Sue Thurley who organised the event gave a workshop on propagating wildflower seeds (above) and the ranger from the South Walney Reserve updated the local wildlife enthusiasts about changes to the dune systems of the area (below), after heavy swells and storms had moved shingle and scraped off vegetation, leading to new potential nesting sites and informing what access and conservation work they will be doing there.

After this event, Tammy headed back up the trainline and I went on to Grange over Sands, just a little way back east along the railway. It's a weird place that I've never been to before. Golf course and massive hotels, with beautiful coastline and tons and tons of wildlife.

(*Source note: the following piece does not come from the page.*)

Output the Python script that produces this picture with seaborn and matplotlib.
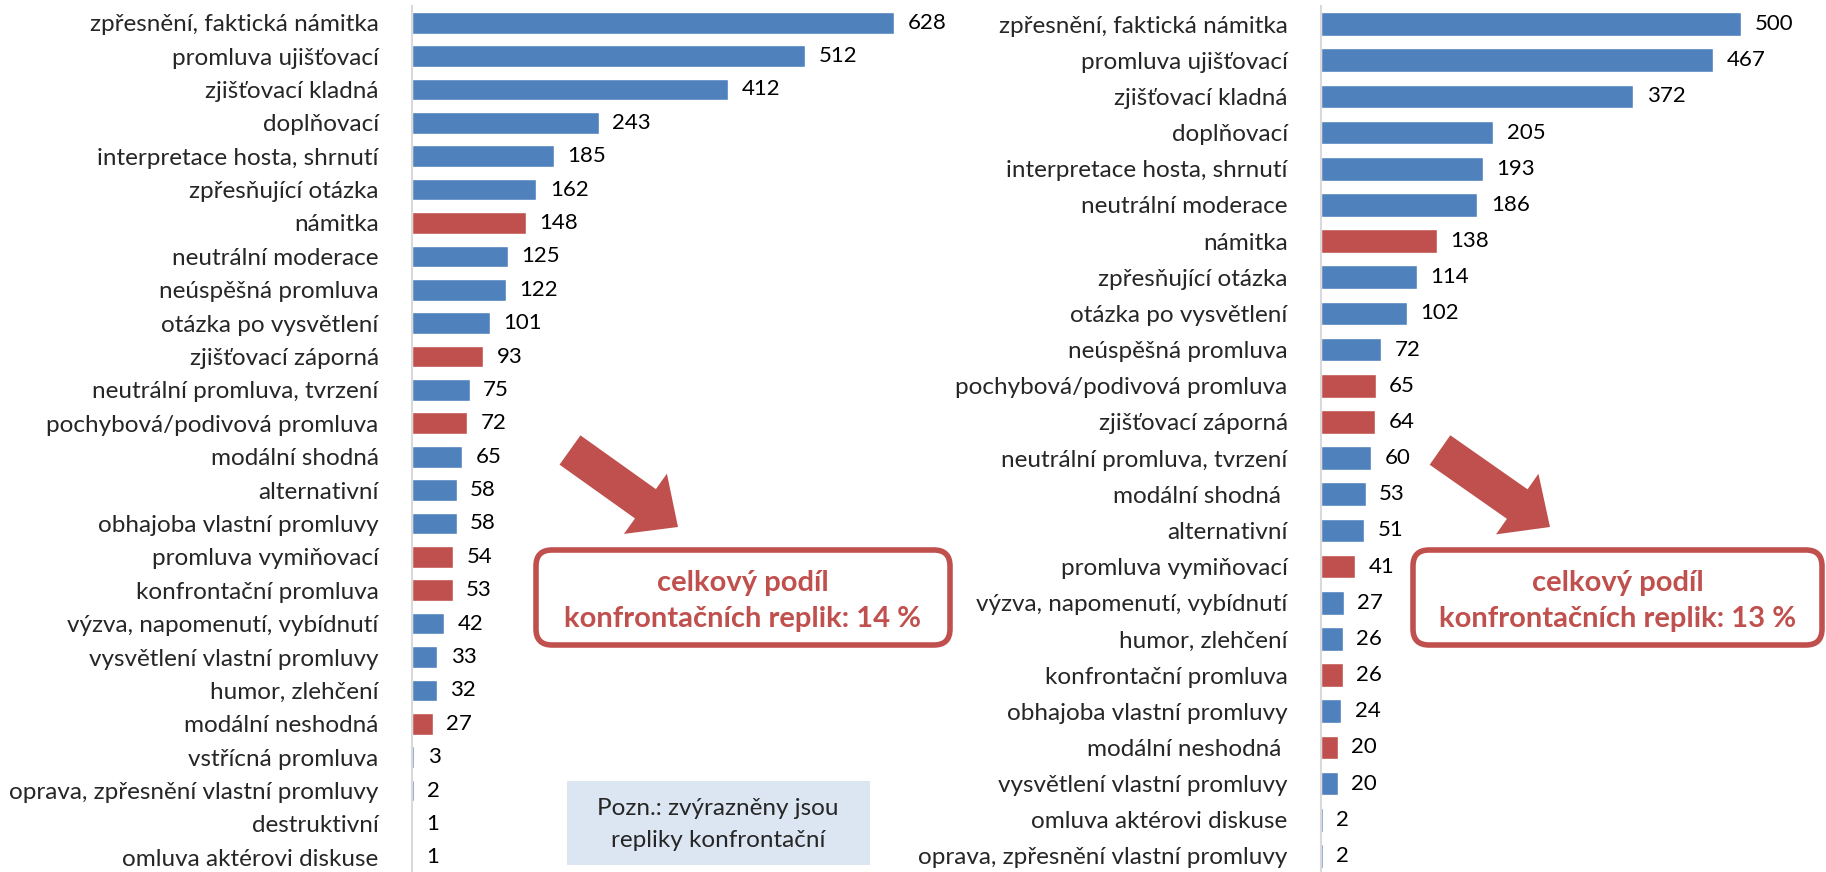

And also, of the thousands of faces I saw, every single one was white - one of those bits of the outdoors where some communities just don't get to.
In the morning, I went out birdlistening, and while I didn't see the hawfinches I was looking for, I did manage to identify two bird species by song, which is something I would have had no hope of doing a year or two back. Efforts made in paying attention are not that exciting to report, but I feel I have a richer experience of the natural world these days, and am icreasingly nerdy about just how I pay attention.
I then carried on to Keighley, where I got the steam train up to Haworth for the BMC Equity Symposium
My artist friend Jean works in this hostel, but was actually away in New York this one time I have visited. I arrived too late for workshops, so went for an (unsatisfying) wander till tea. Even Haworth is turning into suburbia it seems, with new housing streets taking up all the old fringes.
I don't know quite how Haworth - so steep and high-feeling - has managed to attract the great community and buzz of visitors that it has. I really liked the atmosphere, of both the symposium and also of the town. It also lacked the mono-ethnic weirdness of Grange, so I felt much less claustrophobic. Plus, it's always good to be back in Bradford. It's chauvinistic I know but I think people from around Bradford are the best!
Finally, here's a sketch I made of a talk on Spirituality and the Outdoors. The chap speaking is from a very different background to me, so I felt something of a gulf in experience in the references he drew from, but he was great, and the audience was too: the discussion that followed had a few backtingly moments as experiences and perspectives were shared. I cannot record them accurately here, and this post is mainly just to share the pictures, but I left the event rather inspired and also kinda reassured that there are good people out there doing the right thing. Maybe that's the best impact you can get from events like these.